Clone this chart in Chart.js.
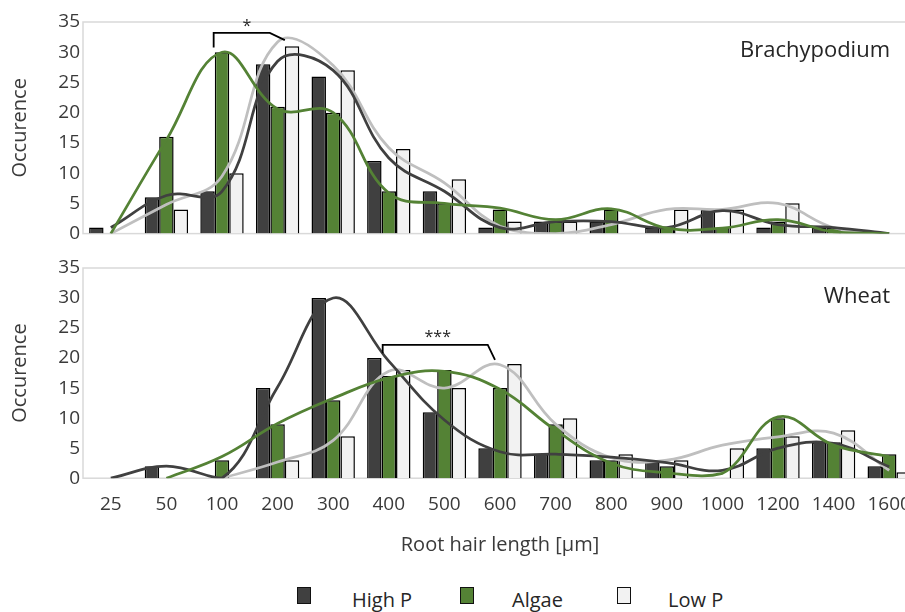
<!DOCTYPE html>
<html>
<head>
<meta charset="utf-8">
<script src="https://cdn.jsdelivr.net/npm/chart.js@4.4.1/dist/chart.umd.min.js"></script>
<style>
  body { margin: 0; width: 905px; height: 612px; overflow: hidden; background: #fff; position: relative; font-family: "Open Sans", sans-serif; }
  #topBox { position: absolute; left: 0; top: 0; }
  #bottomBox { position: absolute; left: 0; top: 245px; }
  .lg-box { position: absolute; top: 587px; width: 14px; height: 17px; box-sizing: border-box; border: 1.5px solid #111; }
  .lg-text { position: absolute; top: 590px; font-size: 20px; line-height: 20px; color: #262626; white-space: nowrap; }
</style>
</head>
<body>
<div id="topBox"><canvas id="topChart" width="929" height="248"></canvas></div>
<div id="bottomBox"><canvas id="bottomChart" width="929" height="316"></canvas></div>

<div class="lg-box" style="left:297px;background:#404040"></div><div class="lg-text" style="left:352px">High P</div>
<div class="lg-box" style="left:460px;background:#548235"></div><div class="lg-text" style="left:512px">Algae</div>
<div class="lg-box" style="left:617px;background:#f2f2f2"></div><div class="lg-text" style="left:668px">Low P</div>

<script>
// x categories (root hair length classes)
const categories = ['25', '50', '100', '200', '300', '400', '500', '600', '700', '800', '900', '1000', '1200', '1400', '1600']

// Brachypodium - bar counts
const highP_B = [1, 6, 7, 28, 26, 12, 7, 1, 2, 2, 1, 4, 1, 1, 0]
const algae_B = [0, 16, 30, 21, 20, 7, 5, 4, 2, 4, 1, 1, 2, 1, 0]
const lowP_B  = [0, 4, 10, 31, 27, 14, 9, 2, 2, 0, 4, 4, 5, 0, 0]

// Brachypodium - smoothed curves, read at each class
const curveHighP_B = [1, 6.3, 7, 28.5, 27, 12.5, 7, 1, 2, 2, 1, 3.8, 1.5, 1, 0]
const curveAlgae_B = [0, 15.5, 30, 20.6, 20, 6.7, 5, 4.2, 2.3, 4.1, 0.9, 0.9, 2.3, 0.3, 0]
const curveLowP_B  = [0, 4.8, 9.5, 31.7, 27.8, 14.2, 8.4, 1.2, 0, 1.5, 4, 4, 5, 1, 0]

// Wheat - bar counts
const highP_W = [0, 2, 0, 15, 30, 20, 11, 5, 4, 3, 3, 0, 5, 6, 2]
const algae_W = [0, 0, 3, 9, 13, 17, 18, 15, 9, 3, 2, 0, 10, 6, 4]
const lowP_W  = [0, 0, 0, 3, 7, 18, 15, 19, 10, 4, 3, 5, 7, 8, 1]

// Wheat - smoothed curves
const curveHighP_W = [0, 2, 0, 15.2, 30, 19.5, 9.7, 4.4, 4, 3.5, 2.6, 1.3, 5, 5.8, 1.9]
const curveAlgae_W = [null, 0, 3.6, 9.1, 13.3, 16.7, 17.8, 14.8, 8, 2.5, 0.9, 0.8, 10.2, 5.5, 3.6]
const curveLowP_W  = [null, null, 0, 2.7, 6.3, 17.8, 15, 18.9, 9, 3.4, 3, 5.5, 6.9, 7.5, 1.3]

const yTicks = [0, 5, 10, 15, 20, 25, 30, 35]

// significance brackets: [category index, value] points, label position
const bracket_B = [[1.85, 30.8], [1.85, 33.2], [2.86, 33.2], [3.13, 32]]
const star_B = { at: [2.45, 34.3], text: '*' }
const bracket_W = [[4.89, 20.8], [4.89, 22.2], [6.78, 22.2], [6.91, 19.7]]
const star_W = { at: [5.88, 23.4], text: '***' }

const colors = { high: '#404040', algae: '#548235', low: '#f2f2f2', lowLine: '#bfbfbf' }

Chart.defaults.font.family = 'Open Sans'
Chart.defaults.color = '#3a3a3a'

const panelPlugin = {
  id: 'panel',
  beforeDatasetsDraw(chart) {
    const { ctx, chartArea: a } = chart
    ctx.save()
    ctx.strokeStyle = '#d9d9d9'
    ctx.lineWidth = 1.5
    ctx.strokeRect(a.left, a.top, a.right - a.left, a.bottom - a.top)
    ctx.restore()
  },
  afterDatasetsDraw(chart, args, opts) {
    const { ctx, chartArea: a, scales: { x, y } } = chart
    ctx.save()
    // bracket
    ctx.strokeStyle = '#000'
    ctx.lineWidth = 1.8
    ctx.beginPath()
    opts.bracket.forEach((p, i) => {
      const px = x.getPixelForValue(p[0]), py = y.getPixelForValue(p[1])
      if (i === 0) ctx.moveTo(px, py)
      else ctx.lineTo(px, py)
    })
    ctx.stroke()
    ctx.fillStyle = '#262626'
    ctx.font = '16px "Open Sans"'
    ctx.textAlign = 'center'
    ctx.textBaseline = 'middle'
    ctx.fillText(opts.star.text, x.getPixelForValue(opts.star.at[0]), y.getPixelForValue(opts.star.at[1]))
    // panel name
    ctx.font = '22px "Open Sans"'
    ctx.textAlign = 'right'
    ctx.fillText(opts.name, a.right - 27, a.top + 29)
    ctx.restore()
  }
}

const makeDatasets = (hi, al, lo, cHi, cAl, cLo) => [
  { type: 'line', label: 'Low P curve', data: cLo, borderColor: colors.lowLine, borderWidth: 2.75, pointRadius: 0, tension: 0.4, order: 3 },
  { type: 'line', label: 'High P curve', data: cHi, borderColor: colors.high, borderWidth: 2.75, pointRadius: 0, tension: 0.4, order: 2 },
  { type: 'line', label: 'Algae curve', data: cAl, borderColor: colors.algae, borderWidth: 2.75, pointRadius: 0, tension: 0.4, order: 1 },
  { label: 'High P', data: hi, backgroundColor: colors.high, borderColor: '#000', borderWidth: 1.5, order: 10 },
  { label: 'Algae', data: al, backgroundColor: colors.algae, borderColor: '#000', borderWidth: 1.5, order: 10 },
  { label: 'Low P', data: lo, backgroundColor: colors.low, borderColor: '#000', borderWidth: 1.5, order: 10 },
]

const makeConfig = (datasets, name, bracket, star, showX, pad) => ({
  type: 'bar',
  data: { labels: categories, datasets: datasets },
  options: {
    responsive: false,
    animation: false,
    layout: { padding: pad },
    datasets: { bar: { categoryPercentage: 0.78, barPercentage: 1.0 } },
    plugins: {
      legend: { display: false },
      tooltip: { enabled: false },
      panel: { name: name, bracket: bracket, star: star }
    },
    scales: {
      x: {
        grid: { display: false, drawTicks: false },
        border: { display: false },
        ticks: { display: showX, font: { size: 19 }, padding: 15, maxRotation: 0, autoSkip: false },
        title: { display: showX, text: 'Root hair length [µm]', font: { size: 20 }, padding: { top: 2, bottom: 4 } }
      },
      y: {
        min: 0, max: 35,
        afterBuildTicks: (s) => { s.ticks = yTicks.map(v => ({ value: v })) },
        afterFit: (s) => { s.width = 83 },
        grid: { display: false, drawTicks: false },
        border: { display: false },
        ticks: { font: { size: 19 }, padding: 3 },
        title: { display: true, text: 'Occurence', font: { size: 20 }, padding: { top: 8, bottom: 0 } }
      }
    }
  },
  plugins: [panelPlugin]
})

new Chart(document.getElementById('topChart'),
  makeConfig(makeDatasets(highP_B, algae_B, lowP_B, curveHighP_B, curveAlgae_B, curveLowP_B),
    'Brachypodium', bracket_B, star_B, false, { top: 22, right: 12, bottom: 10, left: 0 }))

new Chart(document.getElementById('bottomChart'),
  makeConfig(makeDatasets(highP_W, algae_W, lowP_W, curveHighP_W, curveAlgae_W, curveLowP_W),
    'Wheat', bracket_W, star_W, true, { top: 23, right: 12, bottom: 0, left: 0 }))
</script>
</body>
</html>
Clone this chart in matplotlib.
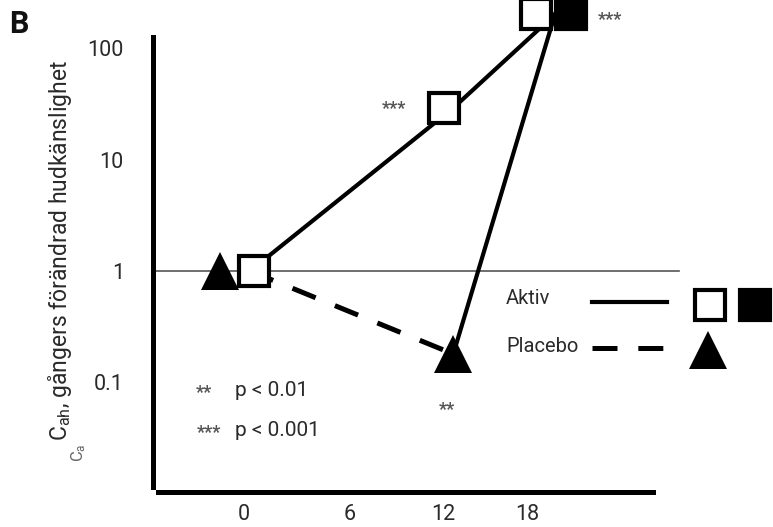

______________________________

▶ [Given problem] Only the lines from the start of the material through the line containing "4, 4, 5, 1, 0]" should be transcribed. Pictures stay out.

▶ [Solution to the exercise]
Clone this chart in Chart.js.
<!DOCTYPE html>
<html>
<head>
<meta charset="utf-8">
<script src="https://cdn.jsdelivr.net/npm/chart.js@4.4.1/dist/chart.umd.min.js"></script>
<style>
  body { margin: 0; width: 905px; height: 612px; overflow: hidden; background: #fff; position: relative; font-family: "Open Sans", sans-serif; }
  #topBox { position: absolute; left: 0; top: 0; }
  #bottomBox { position: absolute; left: 0; top: 245px; }
  .lg-box { position: absolute; top: 587px; width: 14px; height: 17px; box-sizing: border-box; border: 1.5px solid #111; }
  .lg-text { position: absolute; top: 590px; font-size: 20px; line-height: 20px; color: #262626; white-space: nowrap; }
</style>
</head>
<body>
<div id="topBox"><canvas id="topChart" width="929" height="248"></canvas></div>
<div id="bottomBox"><canvas id="bottomChart" width="929" height="316"></canvas></div>

<div class="lg-box" style="left:297px;background:#404040"></div><div class="lg-text" style="left:352px">High P</div>
<div class="lg-box" style="left:460px;background:#548235"></div><div class="lg-text" style="left:512px">Algae</div>
<div class="lg-box" style="left:617px;background:#f2f2f2"></div><div class="lg-text" style="left:668px">Low P</div>

<script>
// x categories (root hair length classes)
const categories = ['25', '50', '100', '200', '300', '400', '500', '600', '700', '800', '900', '1000', '1200', '1400', '1600']

// Brachypodium - bar counts
const highP_B = [1, 6, 7, 28, 26, 12, 7, 1, 2, 2, 1, 4, 1, 1, 0]
const algae_B = [0, 16, 30, 21, 20, 7, 5, 4, 2, 4, 1, 1, 2, 1, 0]
const lowP_B  = [0, 4, 10, 31, 27, 14, 9, 2, 2, 0, 4, 4, 5, 0, 0]

// Brachypodium - smoothed curves, read at each class
const curveHighP_B = [1, 6.3, 7, 28.5, 27, 12.5, 7, 1, 2, 2, 1, 3.8, 1.5, 1, 0]
const curveAlgae_B = [0, 15.5, 30, 20.6, 20, 6.7, 5, 4.2, 2.3, 4.1, 0.9, 0.9, 2.3, 0.3, 0]
const curveLowP_B  = [0, 4.8, 9.5, 31.7, 27.8, 14.2, 8.4, 1.2, 0, 1.5, 4, 4, 5, 1, 0]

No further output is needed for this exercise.